**Stated goal:**
Transcribe every line from the top down to the line with "(c) at (357,244);", both ends included, but not the pictures.
-------
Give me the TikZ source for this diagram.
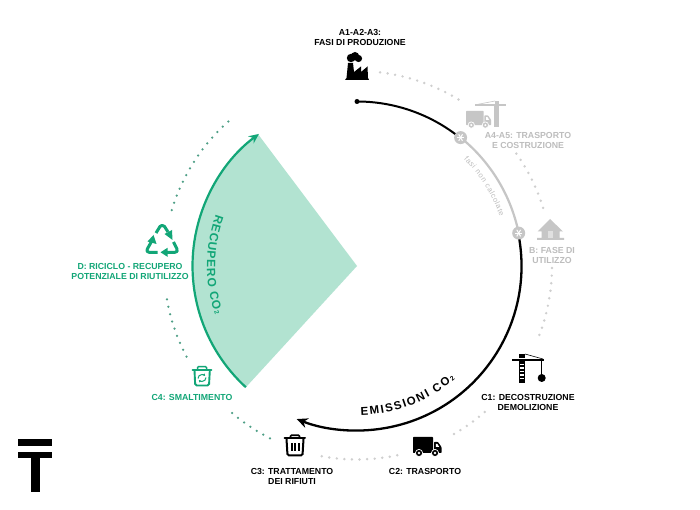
\documentclass[tikz,border=0pt]{standalone}
\usepackage{fontspec}
\setmainfont{Liberation Sans}
\usetikzlibrary{arrows.meta,decorations.text,calc}
\definecolor{grn}{HTML}{12A677}
\definecolor{grnfill}{HTML}{B2E3D1}
\definecolor{grnDot}{HTML}{4E9F86}
\definecolor{pale}{HTML}{C6C6C6}
\definecolor{paleDot}{HTML}{CFCFCF}
\definecolor{paleText}{HTML}{BDBDBD}
\newcommand{\ringarc}[4]{\draw[#1] ([shift={(#2:#4)}]c) arc[start angle=#2,end angle=#3,radius=#4];}
\newcommand{\truckicon}[4]{%
 \begin{scope}[shift={(#1,#2)},scale=#3]
  \fill[#4,rounded corners=0.6] (0,0) rectangle (20,16);
  \fill[#4,rounded corners=0.6] (21,5) -- (25,5) -- (28.5,10) -- (28.5,16) -- (21,16) -- cycle;
  \fill[white] (22.8,7) -- (24.4,7) -- (26.2,10) -- (22.8,10) -- cycle;
  \foreach \wx in {6,22}{\fill[#4,draw=white,line width=0.7pt] (\wx,16) circle (3.6);\fill[white] (\wx,16) circle (1.3);}
 \end{scope}}
\tikzset{
 x=1pt,y=1pt,
 lab/.style={font=\bfseries\fontsize{8.75}{10}\selectfont,align=center,inner sep=0pt,text=black},
 labg/.style={lab,text=grn},
 labp/.style={lab,text=paleText},
 dotp/.style={draw=paleDot,line width=2.7pt,line cap=round,dash pattern=on 0pt off 7.6pt},
 dotg/.style={draw=grnDot,line width=2.5pt,line cap=round,dash pattern=on 0pt off 7.6pt},
 hub/.style={circle,fill=pale,minimum size=13pt,inner sep=0pt,
  path picture={\foreach \ang in {0,60,120}{\draw[white,line width=1pt] ($(path picture bounding box.center)+(\ang:3.8)$) -- ($(path picture bounding box.center)+(\ang+180:3.8)$);}}},
}
\begin{document}
\begin{tikzpicture}
\useasboundingbox (0,0) rectangle (700,510);
\fill[white] (0,0) rectangle (700,510);
\coordinate (c) at (357,244);

% sector and green arc
\fill[grnfill] (c) -- ([shift={(227.5:164.5)}]c) arc[start angle=227.5,end angle=126.9,radius=164.5] -- cycle;
\ringarc{grn,line width=2.2pt,-{Stealth[length=10pt,width=9pt]}}{227.5}{126.6}{164.5}

% main arcs, then the hubs over them
\node[circle,fill=black,minimum size=5pt,inner sep=0pt] (start) at ([shift={(90:164.5)}]c) {};
\ringarc{pale,line width=2.2pt}{51.1}{11.5}{165}
\draw[black,line width=2pt] (start.center) arc[start angle=90,end angle=51.1,radius=164.5];
\ringarc{black,line width=2.3pt,-{Stealth[length=11pt,width=10pt]}}{10}{-111.5}{164.5}
\node[hub] (h1) at ([shift={(51.1:165)}]c) {};
\node[hub] (h2) at ([shift={(11.5:165)}]c) {};

% dotted ring
\ringarc{dotp}{83.2}{57.6}{195}
\ringarc{dotp}{35.2}{16.9}{195}
\ringarc{dotp}{-0.6}{-22}{195}
\ringarc{dotp}{-48.8}{-60.3}{194}
\ringarc{dotp}{-78}{-101}{193.5}
\ringarc{dotg}{243.2}{229.4}{193}
\ringarc{dotg}{208}{189.6}{193}
\ringarc{dotg}{163.2}{131.2}{193.5}

% text along arcs
\path[decorate,decoration={text along path,text align={fit to path},
  text={|\bfseries\fontsize{11.5}{12}\selectfont|EMISSIONI CO|\bfseries\fontsize{6.5}{7}\selectfont|2||}}]
  ([shift={(-88.5:149.5)}]c) arc[start angle=-88.5,end angle=-49,radius=149.5];
\path[decorate,decoration={text along path,text align={fit to path},
  text={|\bfseries\fontsize{12}{13}\selectfont\color{grn}|RECUPERO CO|\bfseries\fontsize{6.5}{7}\selectfont\color{grn}|2||}}]
  ([shift={(160:150)}]c) arc[start angle=160,end angle=199,radius=150];
\path[decorate,decoration={text along path,text align={fit to path},
  text={|\fontsize{7.5}{8}\selectfont\color{paleText}|fasi non calcolate||}}]
  ([shift={(45:151)}]c) arc[start angle=45,end angle=19,radius=151];

% labels
\node[lab] (a1) at (360,473) {A1-A2-A3:\\FASI DI PRODUZIONE};
\node[labp] (a4) at (528,370) {A4-A5: TRASPORTO\\E COSTRUZIONE};
\node[labp] (b) at (552,255) {B: FASE DI\\UTILIZZO};
\node[lab] (c1) at (528,108) {C1: DECOSTRUZIONE\\DEMOLIZIONE};
\node[lab] (c2) at (425,39) {C2: TRASPORTO};
\node[lab] (c3) at (292,34) {C3: TRATTAMENTO\\DEI RIFIUTI};
\node[labg] (c4) at (192,113) {C4: SMALTIMENTO};
\node[labg] (d) at (130,239) {D: RICICLO - RECUPERO\\POTENZIALE DI RIUTILIZZO};

% icons, written in the reference's pixel coordinates
\begin{scope}[shift={(0,510)},yscale=-1]
 % logo
 \fill[black] (18,439) rectangle (52,446);
 \fill[black] (18,452) rectangle (52,458.5);
 \fill[black] (31,458) rectangle (40,492);
 % factory
 \fill[black] (351,58) circle (4.2) (355,56.2) circle (4.2) (358.5,58.5) circle (3.6);
 \fill[black] (348,63) -- (353,63) -- (354,72) -- (361,66.5) -- (361,72) -- (367.5,66.5) -- (368,78) -- (369,80) -- (345,80) -- (346.5,78) -- cycle;
 % grey truck and crane
 \truckicon{466}{111}{0.88}{pale}
 \fill[pale] (494,105) rectangle (499,127);
 \fill[pale] (475,104.5) rectangle (506,106.5);
 \fill[pale] (494.5,101) rectangle (499,104.5);
 \draw[pale,line width=0.6pt] (477,104.5) -- (495,101);
 % house
 \fill[pale] (550,219) -- (563,231.5) -- (559.5,231.5) -- (559.5,238) -- (564,238) -- (564,240) -- (537,240) -- (537,238) -- (541.5,238) -- (541.5,231.5) -- (537.5,231.5) -- cycle;
 \fill[pale!55] (547.5,231) rectangle (553,238);
 % black crane
 \fill[black] (512,359) rectangle (544,361.5);
 \fill[black] (519,354) rectangle (525,358);
 \draw[black,line width=0.6pt] (525,354) -- (543,359);
 \fill[black] (519,361) rectangle (525,383);
 \foreach \ty in {364,367.5,...,381}{\fill[white] (520.4,\ty) rectangle (523.6,\ty+1.3);}
 \draw[black,line width=0.8pt] (541.7,361) -- (541.7,375);
 \fill[black] (541.7,378) circle (4);
 % black truck
 \truckicon{413}{437}{1}{black}
 % black bin
 \draw[black,line width=2pt,rounded corners=1.5] (286.5,439) -- (287.5,455.5) -- (302.5,455.5) -- (303.5,439);
 \draw[black,line width=2pt,line cap=round] (284.5,438.5) -- (305,438.5);
 \draw[black,line width=1.6pt,rounded corners=1] (290.5,438.5) -- (290.5,435.3) -- (299.5,435.3) -- (299.5,438.5);
 \foreach \bx in {291.5,295,298.5}{\fill[black] (\bx-1,443) rectangle (\bx+1,451.5);}
 % green bin
 \draw[grn,line width=1.9pt,rounded corners=1.5] (194.5,370.5) -- (195.2,385.5) -- (209,385.5) -- (209.8,370.5);
 \draw[grn,line width=1.9pt,line cap=round] (192.5,370.2) -- (211.5,370.2);
 \draw[grn,line width=1.5pt,rounded corners=1] (197.5,370) -- (197.5,366.6) -- (206.5,366.6) -- (206.5,370);
 \draw[grn,line width=1pt,-{Stealth[length=2.2pt,width=2.8pt]}] (198,378.5) arc[start angle=180,end angle=320,radius=4];
 \draw[grn,line width=1pt,-{Stealth[length=2.2pt,width=2.8pt]}] (206,377.5) arc[start angle=0,end angle=140,radius=4];
 % recycling sign
 \begin{scope}[grn,line width=3pt,line join=round]
  \draw (156,233) -- (160,226.5) .. controls (161,225) and (163,225) .. (164.5,226.5) -- (168,232);
  \fill (164.5,234) -- (172,230) -- (172.5,240) -- cycle;
  \draw (173.5,242) -- (176.8,248.5) .. controls (178,251) and (177,252.3) .. (175,252.3) -- (167,252.3);
  \fill (167.5,247.8) -- (160.5,252.3) -- (167.5,256.8) -- cycle;
  \draw (157.5,252.3) -- (149,252.3) .. controls (147,252.3) and (146.3,250.5) .. (147.3,249) -- (151.5,241.5);
  \fill (147.5,241.5) -- (153.5,235) -- (156.5,244) -- cycle;
 \end{scope}
\end{scope}
\end{tikzpicture}
\end{document}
-------
**Reply:**
Give me the TikZ source for this diagram.
\documentclass[tikz,border=0pt]{standalone}
\usepackage{fontspec}
\setmainfont{Liberation Sans}
\usetikzlibrary{arrows.meta,decorations.text,calc}
\definecolor{grn}{HTML}{12A677}
\definecolor{grnfill}{HTML}{B2E3D1}
\definecolor{grnDot}{HTML}{4E9F86}
\definecolor{pale}{HTML}{C6C6C6}
\definecolor{paleDot}{HTML}{CFCFCF}
\definecolor{paleText}{HTML}{BDBDBD}
\newcommand{\ringarc}[4]{\draw[#1] ([shift={(#2:#4)}]c) arc[start angle=#2,end angle=#3,radius=#4];}
\newcommand{\truckicon}[4]{%
 \begin{scope}[shift={(#1,#2)},scale=#3]
  \fill[#4,rounded corners=0.6] (0,0) rectangle (20,16);
  \fill[#4,rounded corners=0.6] (21,5) -- (25,5) -- (28.5,10) -- (28.5,16) -- (21,16) -- cycle;
  \fill[white] (22.8,7) -- (24.4,7) -- (26.2,10) -- (22.8,10) -- cycle;
  \foreach \wx in {6,22}{\fill[#4,draw=white,line width=0.7pt] (\wx,16) circle (3.6);\fill[white] (\wx,16) circle (1.3);}
 \end{scope}}
\tikzset{
 x=1pt,y=1pt,
 lab/.style={font=\bfseries\fontsize{8.75}{10}\selectfont,align=center,inner sep=0pt,text=black},
 labg/.style={lab,text=grn},
 labp/.style={lab,text=paleText},
 dotp/.style={draw=paleDot,line width=2.7pt,line cap=round,dash pattern=on 0pt off 7.6pt},
 dotg/.style={draw=grnDot,line width=2.5pt,line cap=round,dash pattern=on 0pt off 7.6pt},
 hub/.style={circle,fill=pale,minimum size=13pt,inner sep=0pt,
  path picture={\foreach \ang in {0,60,120}{\draw[white,line width=1pt] ($(path picture bounding box.center)+(\ang:3.8)$) -- ($(path picture bounding box.center)+(\ang+180:3.8)$);}}},
}
\begin{document}
\begin{tikzpicture}
\useasboundingbox (0,0) rectangle (700,510);
\fill[white] (0,0) rectangle (700,510);
\coordinate (c) at (357,244);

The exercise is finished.